* start DATASET EXCERPTS *

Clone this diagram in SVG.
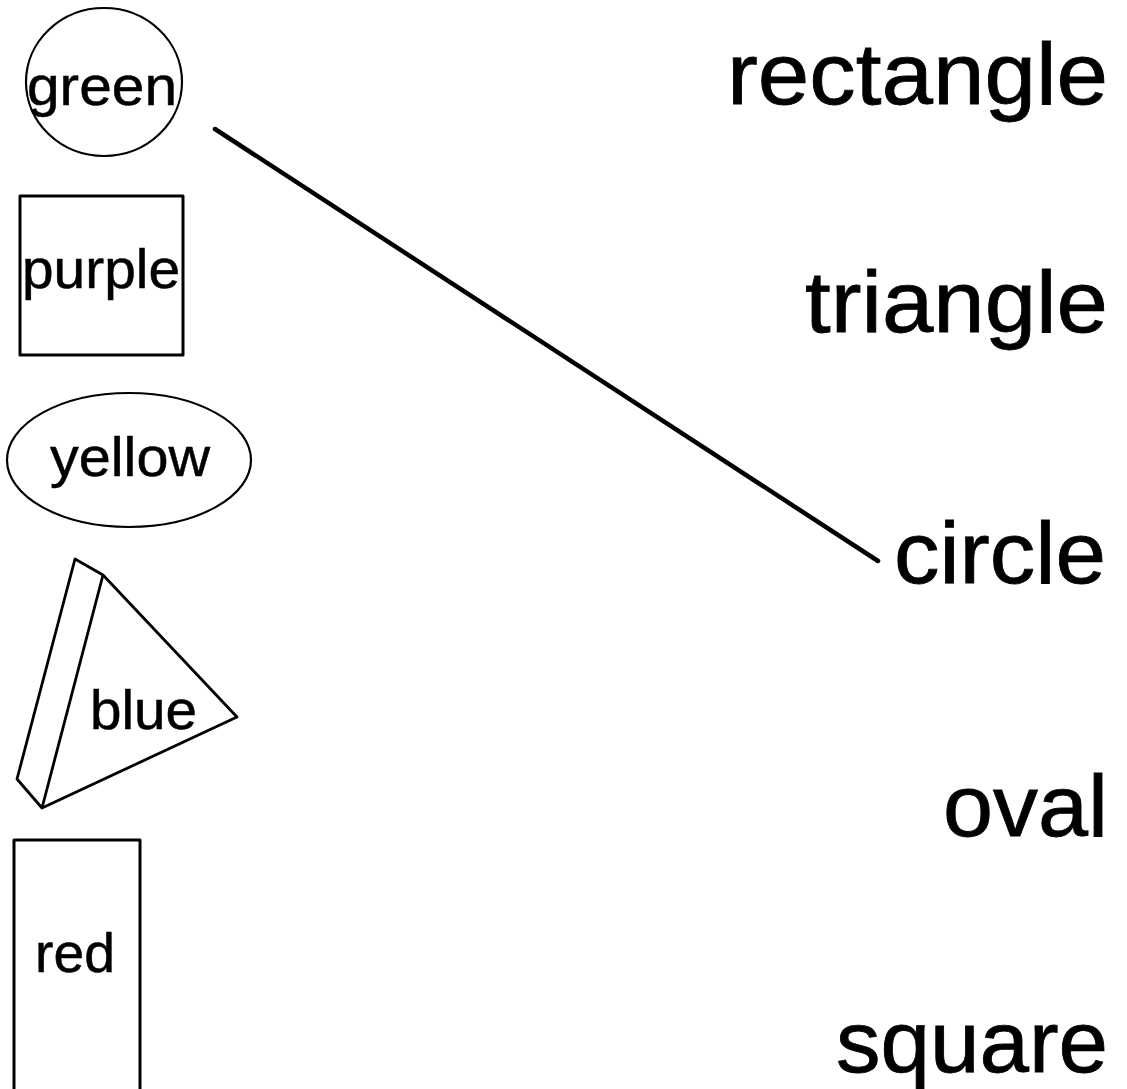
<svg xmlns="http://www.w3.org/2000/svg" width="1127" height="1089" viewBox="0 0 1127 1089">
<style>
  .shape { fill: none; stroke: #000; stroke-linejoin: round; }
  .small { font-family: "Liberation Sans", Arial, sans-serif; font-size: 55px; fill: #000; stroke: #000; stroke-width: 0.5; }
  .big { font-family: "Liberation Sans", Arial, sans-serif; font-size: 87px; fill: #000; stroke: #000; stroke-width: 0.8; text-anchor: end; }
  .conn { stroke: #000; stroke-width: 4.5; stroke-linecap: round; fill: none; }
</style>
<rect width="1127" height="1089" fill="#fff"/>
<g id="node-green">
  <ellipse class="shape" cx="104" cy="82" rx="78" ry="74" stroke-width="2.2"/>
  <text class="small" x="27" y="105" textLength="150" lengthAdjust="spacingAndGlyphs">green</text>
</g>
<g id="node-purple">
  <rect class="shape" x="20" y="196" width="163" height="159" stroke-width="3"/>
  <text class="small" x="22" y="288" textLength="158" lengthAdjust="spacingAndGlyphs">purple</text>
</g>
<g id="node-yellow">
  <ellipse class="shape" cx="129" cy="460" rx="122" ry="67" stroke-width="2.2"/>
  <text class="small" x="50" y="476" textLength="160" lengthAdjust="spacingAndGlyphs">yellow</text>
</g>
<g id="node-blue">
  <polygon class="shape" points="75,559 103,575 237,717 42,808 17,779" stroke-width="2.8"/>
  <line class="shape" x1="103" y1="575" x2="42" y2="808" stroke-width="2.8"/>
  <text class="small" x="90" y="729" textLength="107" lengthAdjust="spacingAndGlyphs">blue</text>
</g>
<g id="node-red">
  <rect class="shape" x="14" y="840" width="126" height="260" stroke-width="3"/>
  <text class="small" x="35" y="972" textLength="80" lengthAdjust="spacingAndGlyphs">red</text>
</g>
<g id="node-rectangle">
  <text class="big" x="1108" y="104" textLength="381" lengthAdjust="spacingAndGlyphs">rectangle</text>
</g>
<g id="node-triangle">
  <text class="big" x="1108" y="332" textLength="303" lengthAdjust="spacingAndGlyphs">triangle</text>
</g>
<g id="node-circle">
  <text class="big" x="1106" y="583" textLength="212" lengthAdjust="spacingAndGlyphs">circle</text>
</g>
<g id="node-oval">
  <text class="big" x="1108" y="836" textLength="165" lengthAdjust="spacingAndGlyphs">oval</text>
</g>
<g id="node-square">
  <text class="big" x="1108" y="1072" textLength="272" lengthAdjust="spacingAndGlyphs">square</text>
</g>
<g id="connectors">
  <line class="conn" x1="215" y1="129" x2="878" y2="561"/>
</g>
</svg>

* end DATASET EXCERPTS *
* start DATASET EXCERPTS *

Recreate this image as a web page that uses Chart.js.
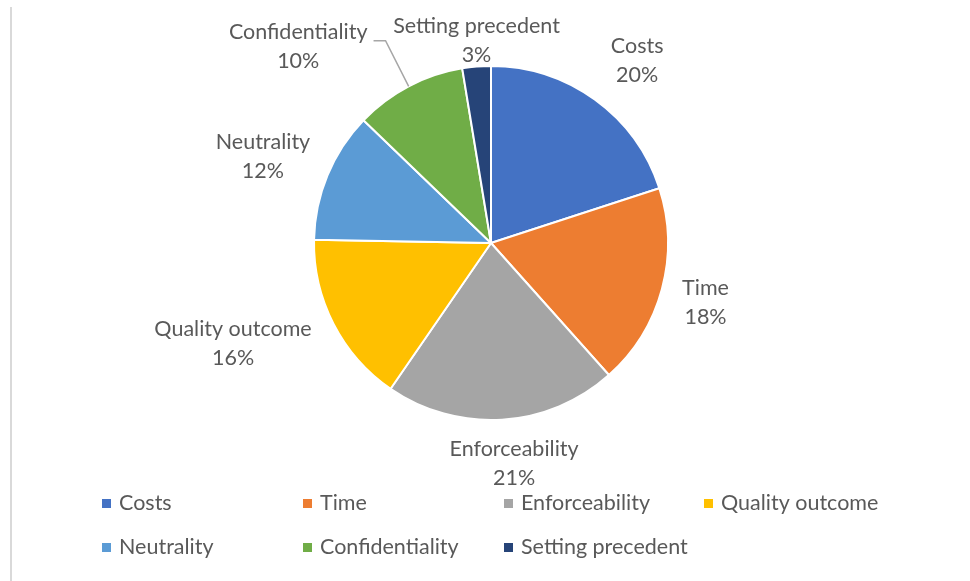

* end DATASET EXCERPTS *
* start DATASET EXCERPTS *

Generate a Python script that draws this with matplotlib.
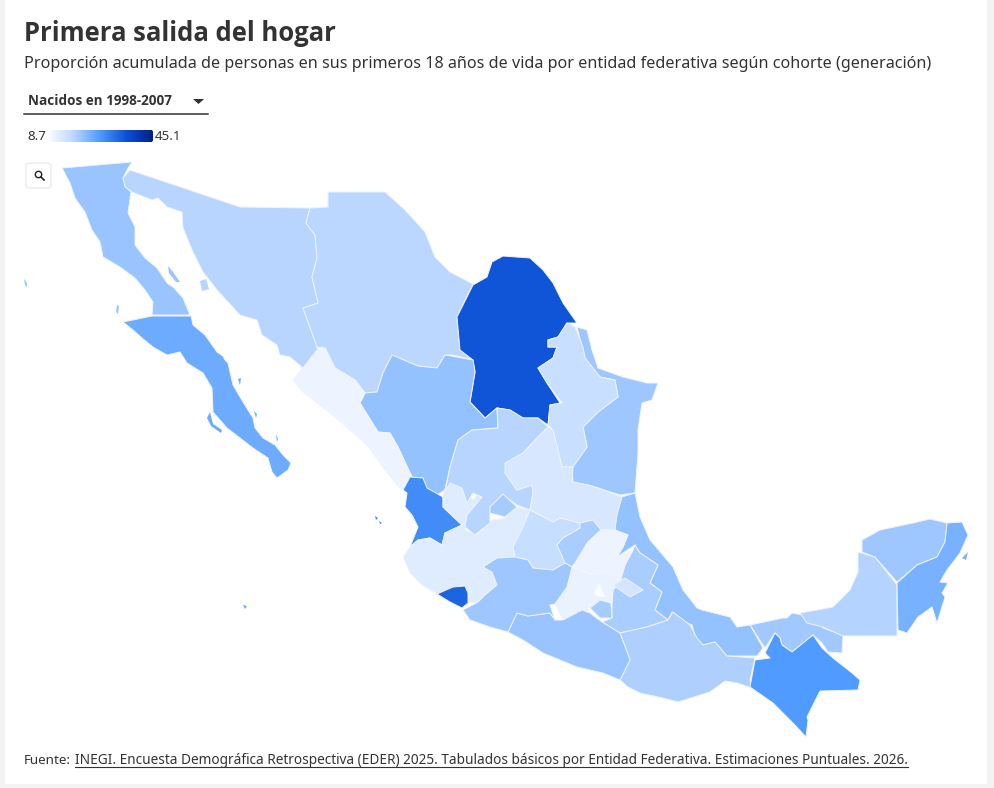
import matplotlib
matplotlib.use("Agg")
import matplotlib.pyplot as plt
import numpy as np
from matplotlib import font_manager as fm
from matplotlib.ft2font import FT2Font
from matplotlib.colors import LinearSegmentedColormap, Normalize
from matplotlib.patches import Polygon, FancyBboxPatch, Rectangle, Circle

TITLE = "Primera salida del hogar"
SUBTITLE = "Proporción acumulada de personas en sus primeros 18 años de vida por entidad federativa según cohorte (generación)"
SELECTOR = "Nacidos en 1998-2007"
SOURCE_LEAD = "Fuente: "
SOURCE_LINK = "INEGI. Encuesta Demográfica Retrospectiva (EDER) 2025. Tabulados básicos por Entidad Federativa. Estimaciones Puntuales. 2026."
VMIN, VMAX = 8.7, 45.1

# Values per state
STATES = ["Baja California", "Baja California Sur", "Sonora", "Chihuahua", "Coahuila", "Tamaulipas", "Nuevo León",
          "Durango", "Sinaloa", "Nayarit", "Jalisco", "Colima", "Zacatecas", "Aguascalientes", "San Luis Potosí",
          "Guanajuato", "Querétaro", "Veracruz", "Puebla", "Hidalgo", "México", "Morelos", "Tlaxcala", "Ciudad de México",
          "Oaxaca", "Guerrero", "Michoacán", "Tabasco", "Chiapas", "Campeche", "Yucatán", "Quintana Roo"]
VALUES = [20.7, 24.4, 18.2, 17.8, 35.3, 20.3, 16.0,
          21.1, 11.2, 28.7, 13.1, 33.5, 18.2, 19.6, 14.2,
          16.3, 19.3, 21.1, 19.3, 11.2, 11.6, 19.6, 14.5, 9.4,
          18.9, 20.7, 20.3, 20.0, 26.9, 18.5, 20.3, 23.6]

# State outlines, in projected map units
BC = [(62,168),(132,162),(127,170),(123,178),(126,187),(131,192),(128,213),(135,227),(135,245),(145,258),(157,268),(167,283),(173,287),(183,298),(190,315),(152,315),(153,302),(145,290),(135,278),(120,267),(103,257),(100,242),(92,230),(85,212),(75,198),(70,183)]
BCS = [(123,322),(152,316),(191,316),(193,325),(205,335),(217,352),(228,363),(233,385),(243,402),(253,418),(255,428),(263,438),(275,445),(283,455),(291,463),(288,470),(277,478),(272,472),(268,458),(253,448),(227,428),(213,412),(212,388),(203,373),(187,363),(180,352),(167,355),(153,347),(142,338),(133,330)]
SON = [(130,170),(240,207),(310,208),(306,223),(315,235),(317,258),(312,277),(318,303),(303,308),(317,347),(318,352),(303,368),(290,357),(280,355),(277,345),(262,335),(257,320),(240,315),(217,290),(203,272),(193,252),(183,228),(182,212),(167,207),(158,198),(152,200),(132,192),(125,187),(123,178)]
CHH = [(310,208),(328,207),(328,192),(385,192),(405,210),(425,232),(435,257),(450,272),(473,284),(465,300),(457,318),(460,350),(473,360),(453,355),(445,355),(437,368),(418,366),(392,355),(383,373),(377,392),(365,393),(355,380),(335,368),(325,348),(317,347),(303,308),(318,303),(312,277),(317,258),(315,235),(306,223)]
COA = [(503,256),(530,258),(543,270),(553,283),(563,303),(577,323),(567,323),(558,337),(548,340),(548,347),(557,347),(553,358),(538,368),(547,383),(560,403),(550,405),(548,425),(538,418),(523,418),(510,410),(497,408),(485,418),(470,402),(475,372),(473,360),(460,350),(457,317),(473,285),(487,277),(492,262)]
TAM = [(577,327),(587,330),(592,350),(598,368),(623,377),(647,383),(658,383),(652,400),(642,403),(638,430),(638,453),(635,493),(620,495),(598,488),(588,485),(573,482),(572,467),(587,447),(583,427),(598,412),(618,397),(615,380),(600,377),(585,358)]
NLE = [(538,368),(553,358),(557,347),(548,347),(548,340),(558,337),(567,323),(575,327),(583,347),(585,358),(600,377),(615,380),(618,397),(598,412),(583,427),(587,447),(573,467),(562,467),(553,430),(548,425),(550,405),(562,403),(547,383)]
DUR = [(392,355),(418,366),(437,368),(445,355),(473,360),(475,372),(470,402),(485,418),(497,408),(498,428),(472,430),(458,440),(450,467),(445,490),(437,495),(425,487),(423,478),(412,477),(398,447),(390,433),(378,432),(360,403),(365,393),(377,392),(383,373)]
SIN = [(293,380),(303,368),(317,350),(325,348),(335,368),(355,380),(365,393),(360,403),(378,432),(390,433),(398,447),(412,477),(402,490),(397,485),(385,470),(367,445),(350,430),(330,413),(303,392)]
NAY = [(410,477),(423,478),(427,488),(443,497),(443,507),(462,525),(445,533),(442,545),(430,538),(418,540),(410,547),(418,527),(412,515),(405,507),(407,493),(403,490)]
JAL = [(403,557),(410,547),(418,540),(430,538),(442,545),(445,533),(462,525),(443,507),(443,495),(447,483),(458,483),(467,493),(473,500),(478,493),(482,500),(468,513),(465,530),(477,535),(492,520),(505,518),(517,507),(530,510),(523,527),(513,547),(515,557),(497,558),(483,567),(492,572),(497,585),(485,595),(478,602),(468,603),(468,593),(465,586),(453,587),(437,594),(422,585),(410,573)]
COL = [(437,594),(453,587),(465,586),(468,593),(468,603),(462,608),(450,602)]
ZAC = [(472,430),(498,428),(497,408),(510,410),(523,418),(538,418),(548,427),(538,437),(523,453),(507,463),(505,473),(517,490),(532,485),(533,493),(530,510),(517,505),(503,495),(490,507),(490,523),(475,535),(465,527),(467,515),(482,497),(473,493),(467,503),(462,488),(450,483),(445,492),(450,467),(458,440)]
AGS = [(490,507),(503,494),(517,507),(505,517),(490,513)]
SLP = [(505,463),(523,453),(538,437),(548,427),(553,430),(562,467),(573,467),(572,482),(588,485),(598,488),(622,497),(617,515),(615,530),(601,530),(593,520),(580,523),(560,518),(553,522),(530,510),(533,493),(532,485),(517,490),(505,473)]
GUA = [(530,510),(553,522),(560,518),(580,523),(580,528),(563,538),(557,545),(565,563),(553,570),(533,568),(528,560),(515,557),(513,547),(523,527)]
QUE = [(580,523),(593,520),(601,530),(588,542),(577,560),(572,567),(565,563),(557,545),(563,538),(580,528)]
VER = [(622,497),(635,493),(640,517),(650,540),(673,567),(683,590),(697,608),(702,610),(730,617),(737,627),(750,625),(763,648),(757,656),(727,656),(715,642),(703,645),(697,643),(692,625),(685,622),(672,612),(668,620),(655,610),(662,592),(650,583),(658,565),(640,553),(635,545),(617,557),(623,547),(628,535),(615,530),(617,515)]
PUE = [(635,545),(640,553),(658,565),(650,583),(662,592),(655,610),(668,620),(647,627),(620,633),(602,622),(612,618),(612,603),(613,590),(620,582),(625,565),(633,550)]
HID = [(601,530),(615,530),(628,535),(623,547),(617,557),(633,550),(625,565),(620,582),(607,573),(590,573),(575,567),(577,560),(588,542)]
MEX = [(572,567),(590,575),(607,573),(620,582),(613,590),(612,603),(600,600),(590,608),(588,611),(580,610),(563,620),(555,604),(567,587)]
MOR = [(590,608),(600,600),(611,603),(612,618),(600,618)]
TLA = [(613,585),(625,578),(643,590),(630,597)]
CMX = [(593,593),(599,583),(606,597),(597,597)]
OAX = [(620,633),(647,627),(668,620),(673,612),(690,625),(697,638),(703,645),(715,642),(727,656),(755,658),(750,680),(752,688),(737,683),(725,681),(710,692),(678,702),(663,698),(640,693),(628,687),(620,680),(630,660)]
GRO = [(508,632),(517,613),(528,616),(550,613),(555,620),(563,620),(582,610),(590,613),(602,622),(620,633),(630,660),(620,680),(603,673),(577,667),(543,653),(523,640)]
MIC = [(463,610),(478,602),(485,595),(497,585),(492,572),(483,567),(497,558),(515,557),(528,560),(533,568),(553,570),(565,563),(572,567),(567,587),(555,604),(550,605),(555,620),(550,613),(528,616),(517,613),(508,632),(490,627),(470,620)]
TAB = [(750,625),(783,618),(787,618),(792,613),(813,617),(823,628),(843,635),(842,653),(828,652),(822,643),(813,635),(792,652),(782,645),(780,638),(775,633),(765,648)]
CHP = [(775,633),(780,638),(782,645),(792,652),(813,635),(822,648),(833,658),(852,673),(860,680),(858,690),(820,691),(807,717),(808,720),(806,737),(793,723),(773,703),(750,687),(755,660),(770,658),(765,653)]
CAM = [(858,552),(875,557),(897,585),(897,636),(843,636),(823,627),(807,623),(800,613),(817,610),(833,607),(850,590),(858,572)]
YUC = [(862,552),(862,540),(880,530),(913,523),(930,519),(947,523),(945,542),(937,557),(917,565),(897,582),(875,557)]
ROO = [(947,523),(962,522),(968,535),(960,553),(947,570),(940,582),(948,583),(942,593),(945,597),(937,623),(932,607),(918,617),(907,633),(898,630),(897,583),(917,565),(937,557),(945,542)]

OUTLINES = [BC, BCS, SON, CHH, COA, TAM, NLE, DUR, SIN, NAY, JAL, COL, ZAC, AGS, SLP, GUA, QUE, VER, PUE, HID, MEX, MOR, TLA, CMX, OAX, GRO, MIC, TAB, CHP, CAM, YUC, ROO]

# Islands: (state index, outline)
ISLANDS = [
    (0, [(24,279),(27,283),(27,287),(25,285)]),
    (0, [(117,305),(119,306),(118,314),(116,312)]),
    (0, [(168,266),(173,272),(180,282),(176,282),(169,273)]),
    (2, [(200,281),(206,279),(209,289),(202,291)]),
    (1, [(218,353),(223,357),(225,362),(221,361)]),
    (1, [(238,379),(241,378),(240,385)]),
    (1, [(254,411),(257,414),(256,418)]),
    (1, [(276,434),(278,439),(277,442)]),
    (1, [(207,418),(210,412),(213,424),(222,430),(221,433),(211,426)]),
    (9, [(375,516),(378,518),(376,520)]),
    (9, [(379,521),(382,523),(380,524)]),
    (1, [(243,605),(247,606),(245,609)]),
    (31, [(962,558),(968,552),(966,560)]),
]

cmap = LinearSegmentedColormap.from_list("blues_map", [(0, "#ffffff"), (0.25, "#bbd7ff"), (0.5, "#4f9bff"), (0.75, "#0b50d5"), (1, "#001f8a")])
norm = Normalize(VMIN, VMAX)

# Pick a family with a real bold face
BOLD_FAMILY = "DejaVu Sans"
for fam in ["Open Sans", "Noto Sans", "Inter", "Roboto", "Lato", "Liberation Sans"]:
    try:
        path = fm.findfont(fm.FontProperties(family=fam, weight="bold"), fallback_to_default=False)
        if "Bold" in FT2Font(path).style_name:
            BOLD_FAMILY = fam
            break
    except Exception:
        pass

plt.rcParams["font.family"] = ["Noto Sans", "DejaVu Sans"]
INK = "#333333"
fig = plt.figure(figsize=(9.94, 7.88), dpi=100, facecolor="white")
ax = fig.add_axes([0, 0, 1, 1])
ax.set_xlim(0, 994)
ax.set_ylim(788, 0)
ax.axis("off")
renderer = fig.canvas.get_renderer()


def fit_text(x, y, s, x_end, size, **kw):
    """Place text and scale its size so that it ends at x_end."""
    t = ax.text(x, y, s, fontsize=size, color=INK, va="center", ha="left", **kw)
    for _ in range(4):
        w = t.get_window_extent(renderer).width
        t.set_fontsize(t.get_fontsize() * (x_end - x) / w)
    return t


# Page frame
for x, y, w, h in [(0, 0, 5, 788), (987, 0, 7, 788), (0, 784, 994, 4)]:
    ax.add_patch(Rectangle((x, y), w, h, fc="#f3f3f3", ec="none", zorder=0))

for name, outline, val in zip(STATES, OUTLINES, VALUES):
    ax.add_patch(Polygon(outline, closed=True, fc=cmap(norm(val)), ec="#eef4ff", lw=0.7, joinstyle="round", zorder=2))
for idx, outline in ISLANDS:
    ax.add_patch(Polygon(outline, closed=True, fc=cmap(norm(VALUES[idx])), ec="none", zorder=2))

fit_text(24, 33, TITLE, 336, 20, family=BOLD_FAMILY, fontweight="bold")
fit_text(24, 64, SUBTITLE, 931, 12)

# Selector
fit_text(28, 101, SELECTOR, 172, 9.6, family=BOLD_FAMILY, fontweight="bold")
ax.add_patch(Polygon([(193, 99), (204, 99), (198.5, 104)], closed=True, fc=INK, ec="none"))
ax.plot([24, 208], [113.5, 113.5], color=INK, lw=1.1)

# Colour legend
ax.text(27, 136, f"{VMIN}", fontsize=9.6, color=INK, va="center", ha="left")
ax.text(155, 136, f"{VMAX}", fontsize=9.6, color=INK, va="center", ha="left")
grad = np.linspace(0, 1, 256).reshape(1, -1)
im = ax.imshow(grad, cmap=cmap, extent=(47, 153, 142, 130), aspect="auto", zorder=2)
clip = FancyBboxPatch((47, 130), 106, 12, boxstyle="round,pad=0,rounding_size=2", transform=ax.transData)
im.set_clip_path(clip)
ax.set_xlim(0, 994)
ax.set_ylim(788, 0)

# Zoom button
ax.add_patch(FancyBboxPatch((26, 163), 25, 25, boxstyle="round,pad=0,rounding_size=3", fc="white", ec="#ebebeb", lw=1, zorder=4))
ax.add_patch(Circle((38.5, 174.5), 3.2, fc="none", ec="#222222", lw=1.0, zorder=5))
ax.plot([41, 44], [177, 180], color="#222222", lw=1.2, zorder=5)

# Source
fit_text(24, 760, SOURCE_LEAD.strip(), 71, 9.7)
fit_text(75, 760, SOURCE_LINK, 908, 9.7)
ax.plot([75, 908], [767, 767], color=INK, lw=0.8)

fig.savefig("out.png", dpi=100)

* end DATASET EXCERPTS *

** TASK REQUIREMENTS **
Search the preceding listing for the word "this" and pull out every line that holds it.

** SOLUTION **
Clone this diagram in SVG.
Recreate this image as a web page that uses Chart.js.
Generate a Python script that draws this with matplotlib.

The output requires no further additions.